Sebelumnya majelis hakim di PN Bale Bandung memvonis bebas Mantan Ketua DPRD Jabar, Irfan Suryanagara, dan istrinya, Endang Kusumawaty. Mereka dinilai tak terbukti melakukan tindak penipuan bisnis SPBU dan pencucian uang sebagaimana didakwa oleh jaksa penuntut umum.

"Mengadili, menyatakan terdakwa Irfan Suryanagara dan terdakwa Endang Kusumawaty tidak terbukti secara sah dan meyakinkan bersalah sebagaimana dakwaan ke satu pertama, membebaskan terdakwa dari dakwaan kesatu pertama," kata Majelis Hakim yang diketuai Dwi Sugianto di PN Bale Bandung pada Rabu (8/2).

"Membebaskan terdakwa dari segala tuntutan hukum," lanjut Dwi.

Mantan Ketua DPRD Jabar, Irfan Suryanagara, saat memberi keterangan di PN Bale Bandung terkait kasus penipuan SPBU. Foto: Rachmadi Rasyad/kumparan
Mantan Ketua DPRD Jabar, Irfan Suryanagara, saat memberi keterangan di PN Bale Bandung terkait kasus penipuan SPBU. Foto: Rachmadi Rasyad/kumparan

Dalam perkara tersebut, hakim menilai keduanya tak dapat dikenakan Pasal 378 KUHP yang mengatur tentang penipuan sebagaimana dakwaan kesatu pertama. Oleh sebab itu, keduanya juga tak dapat dikenakan dakwaan kumulatif.
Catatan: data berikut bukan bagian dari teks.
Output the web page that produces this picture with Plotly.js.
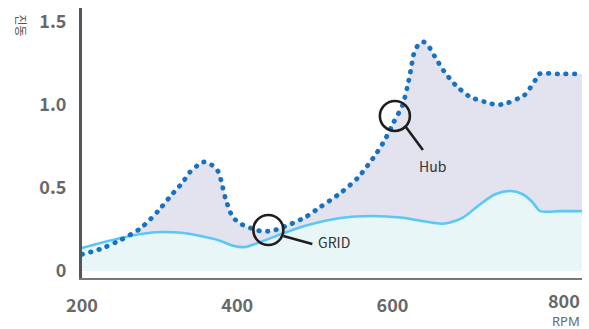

Majelis hakim menilai Irfan dan korbannya yakni Stelly Gandawijaya memiliki hubungan bisnis dan Stelly telah memberikan sejumlah uang pada Irfan dalam keadaan sadar.

Atas dasar itu, majelis hakim tak melihat adanya unsur penipuan yang dilakukan oleh Irfan dan Endang. Jika ada permasalahan antara terdakwa dan korban, dia menilai hal itu bukan masuk ke dalam ranah tindak pidana melainkan ranah perdata.

"Memerintahkan terdakwa dibebaskan dari tahanan segera setelah putusan ini, memulihkan hak terdakwa, dalam kemampuan kedudukan serta hak dan martabatnya," ucap Dwi.